▶ Material provided:
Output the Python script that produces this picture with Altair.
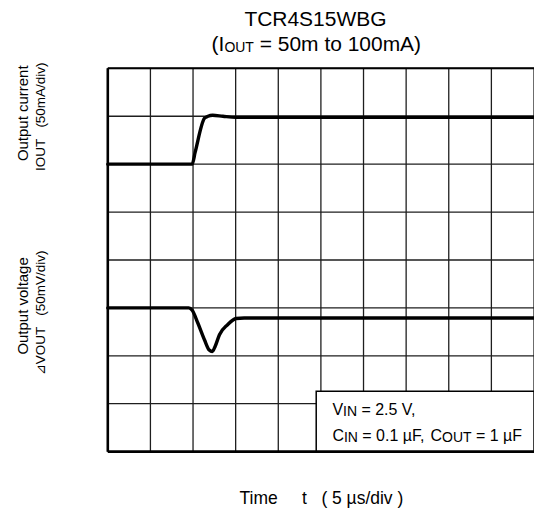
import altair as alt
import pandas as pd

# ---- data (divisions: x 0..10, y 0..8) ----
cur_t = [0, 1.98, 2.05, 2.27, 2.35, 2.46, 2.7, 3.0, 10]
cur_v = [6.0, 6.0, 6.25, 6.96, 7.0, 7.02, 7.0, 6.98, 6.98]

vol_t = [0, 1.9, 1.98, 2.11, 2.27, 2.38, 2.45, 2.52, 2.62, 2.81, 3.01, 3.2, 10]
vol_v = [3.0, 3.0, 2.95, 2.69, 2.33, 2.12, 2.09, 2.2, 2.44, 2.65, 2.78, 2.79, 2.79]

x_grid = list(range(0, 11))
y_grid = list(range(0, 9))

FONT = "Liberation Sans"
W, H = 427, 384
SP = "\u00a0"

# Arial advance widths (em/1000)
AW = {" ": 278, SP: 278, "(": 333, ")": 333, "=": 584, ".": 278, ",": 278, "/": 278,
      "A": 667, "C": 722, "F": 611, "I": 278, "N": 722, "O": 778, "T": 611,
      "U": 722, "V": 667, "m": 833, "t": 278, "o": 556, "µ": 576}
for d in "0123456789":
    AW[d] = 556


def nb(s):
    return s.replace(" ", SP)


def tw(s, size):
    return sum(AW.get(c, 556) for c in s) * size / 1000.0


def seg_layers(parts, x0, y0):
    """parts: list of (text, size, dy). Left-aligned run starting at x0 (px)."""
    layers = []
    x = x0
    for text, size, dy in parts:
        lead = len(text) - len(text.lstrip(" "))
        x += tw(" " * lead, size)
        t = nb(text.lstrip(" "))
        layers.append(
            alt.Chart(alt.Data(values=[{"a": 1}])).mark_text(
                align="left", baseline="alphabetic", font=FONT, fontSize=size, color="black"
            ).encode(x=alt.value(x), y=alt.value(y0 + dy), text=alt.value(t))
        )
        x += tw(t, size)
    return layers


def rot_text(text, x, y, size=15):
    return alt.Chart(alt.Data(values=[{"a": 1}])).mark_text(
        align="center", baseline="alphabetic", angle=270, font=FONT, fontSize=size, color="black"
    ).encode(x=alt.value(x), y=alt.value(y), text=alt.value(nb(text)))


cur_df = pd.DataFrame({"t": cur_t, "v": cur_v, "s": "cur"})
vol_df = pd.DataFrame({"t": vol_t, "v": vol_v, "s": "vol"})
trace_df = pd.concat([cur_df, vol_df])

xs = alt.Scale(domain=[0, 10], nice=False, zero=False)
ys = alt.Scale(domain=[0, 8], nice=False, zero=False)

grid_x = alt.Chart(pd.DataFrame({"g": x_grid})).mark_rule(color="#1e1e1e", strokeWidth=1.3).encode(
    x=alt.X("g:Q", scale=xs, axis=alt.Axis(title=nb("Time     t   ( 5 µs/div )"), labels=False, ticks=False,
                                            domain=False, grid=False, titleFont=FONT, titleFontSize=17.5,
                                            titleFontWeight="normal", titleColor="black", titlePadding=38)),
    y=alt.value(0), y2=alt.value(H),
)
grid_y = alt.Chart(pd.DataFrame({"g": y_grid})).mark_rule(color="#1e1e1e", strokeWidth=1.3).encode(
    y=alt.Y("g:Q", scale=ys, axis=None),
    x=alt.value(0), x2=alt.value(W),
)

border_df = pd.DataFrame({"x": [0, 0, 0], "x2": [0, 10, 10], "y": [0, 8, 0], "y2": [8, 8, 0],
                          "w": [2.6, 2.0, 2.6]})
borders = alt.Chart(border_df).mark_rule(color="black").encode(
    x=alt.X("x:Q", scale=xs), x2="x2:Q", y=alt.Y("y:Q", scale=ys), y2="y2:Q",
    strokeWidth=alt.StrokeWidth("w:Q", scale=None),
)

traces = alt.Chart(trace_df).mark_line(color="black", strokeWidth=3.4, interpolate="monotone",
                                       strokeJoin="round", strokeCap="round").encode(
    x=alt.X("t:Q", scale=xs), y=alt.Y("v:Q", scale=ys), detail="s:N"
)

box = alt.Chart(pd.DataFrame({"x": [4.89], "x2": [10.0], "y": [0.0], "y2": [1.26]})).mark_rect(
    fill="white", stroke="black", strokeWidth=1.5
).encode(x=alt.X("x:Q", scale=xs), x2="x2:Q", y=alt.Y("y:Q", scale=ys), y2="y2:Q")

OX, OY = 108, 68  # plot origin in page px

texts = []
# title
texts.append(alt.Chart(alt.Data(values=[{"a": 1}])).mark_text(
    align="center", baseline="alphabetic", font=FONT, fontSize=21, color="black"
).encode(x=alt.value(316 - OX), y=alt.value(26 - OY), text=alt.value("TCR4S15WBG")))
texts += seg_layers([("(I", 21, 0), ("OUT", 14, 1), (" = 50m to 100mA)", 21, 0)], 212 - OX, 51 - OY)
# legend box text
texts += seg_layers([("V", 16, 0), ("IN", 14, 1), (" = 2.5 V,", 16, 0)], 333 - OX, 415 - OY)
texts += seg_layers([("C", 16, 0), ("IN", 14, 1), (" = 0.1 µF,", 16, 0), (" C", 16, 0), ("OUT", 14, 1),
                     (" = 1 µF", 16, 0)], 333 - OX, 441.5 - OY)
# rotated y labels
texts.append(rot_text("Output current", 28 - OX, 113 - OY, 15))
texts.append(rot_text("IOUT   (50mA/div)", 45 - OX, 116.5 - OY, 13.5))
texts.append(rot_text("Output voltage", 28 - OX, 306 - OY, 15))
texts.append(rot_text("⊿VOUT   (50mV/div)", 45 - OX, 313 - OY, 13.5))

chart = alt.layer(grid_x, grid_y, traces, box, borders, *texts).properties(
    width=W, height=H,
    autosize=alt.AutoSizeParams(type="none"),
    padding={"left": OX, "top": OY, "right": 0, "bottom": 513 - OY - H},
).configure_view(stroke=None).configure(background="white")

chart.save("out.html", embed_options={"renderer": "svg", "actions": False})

▶ Task to carry out: Take the lines from the start of the material to the line with "import pandas as pd", both included, and transcribe them exactly without the pictures.

▶ Written solution:
Output the Python script that produces this picture with Altair.
import altair as alt
import pandas as pd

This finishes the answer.